Specifically, the school board on Tuesday focused on the term "institutional racism” used in the state statement.

Superintendent Addison Davis suggested the school board opt to remove the purpose statement entirely, while still keeping the overall policy in place.

“If you look in this particular policy and you remove the purpose statement, it still continues to put ownership of the superintendent to make certain that I am actively engaged in our community, that we're making certain that there are systems about being able to address racial equity within our school district, and that we're focused on leadership, teaching and learning to be able to accelerate the work for every one of our students,” Davis said.

But some board members, like Henry "Shake" Washington, said — through tears — how important it is for the language to stay put.

"I'm kind of upset, because I've always been a person with honesty, and dealt with people in a positive way, and I think it's so important for us to understand that we cannot eliminate that part. There are some things that you can’t eliminate,” Washington said.

Board member Karen Perez said the policy and the specific language about racial equity are still needed, as the district continues to deal with achievement gaps for minority students.

“Our schools here in Hillsborough County have to change, or they're going to have much to regret,” Perez said. “We have much to offer to right the wrongs that we've done here. And we cannot sit on the sidelines and continue to write lines through wording to make us feel better.”

But other board members say abiding by state guidelines is most important, even if they disagree with the change.

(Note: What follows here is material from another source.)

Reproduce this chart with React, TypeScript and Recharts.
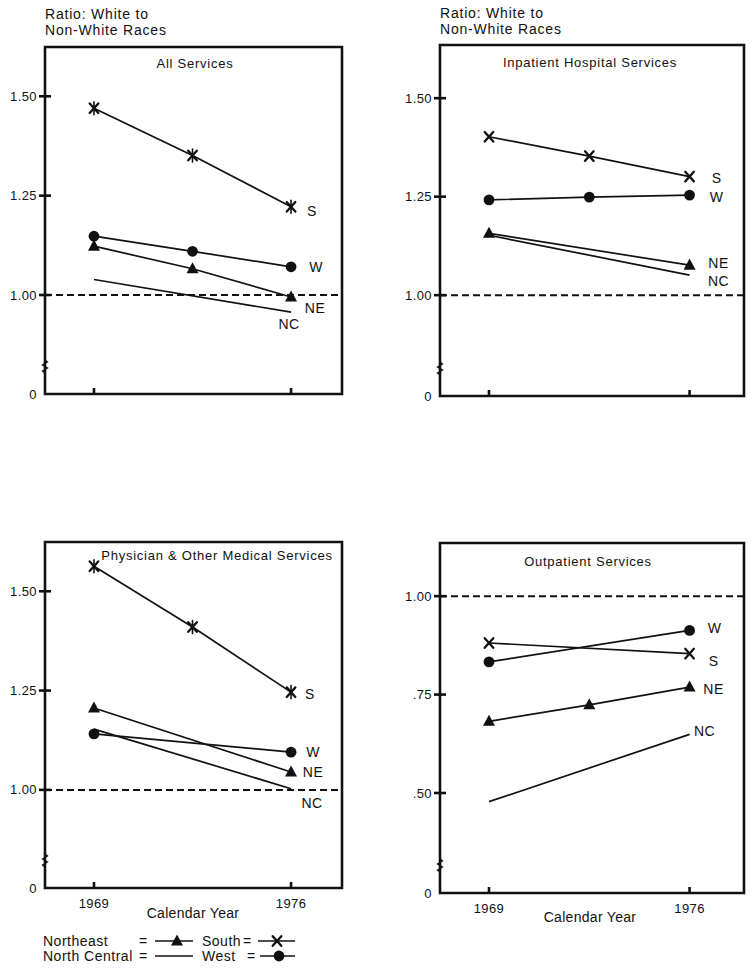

“I want us to have to be recognized as the district of diversity, and in so doing, it's a dangerous way to take out what perceivably is real institutional racism,” said school board member Lynn Gray. “But at the same time, as we all are learning, if we do not [change the policy language] — and this is very similar to the Parental Bill of Rights — we could face anything from a class-action suit, to removing all board members.”

Board member Stacy Hahn is also in favor of removing the language from the purpose statement, saying it wouldn’t change the effectiveness of the district is promoting diversity and equity.

“I don't want us to get hyper-focused on the words as much as our actions,” Hahn said. “That's what matters. How we behave, and in the end, how we determine how people are going to be treated.”

Still, other school board members pushed back on that mindset.

“It might be any word in that policy,” said board member Jessica Vaughn. “First, we take out the purpose, then we have to take out other words, and before you know it, our equity policy is completely gone.”

Vaughn, along with other district officials, said the state has been continuously vague when it asked to clarify what exactly is wrong with the purpose statement.

"If I live in a state where I was elected to represent my community, and I can't get clarity from my governing body on how a policy that we've written that wins awards, is violating a law, and that response is going to be to remove me from office, that we are living in a state that has an erosion of democracy,” Vaughn said.

The board ultimately decided to hold a public hearing on the purpose statements and potentially changing it, and the district’s legal team will craft a few newly worded purpose statements to showcase during the meeting.

The state also found that the school district’s LGBTQ+ Critical Resource and Support Guide is out of compliance on issues such as gender pronouns, restroom usage, and coming-out guidelines. The school board didn’t discuss that non-compliance during Tuesday’s meeting.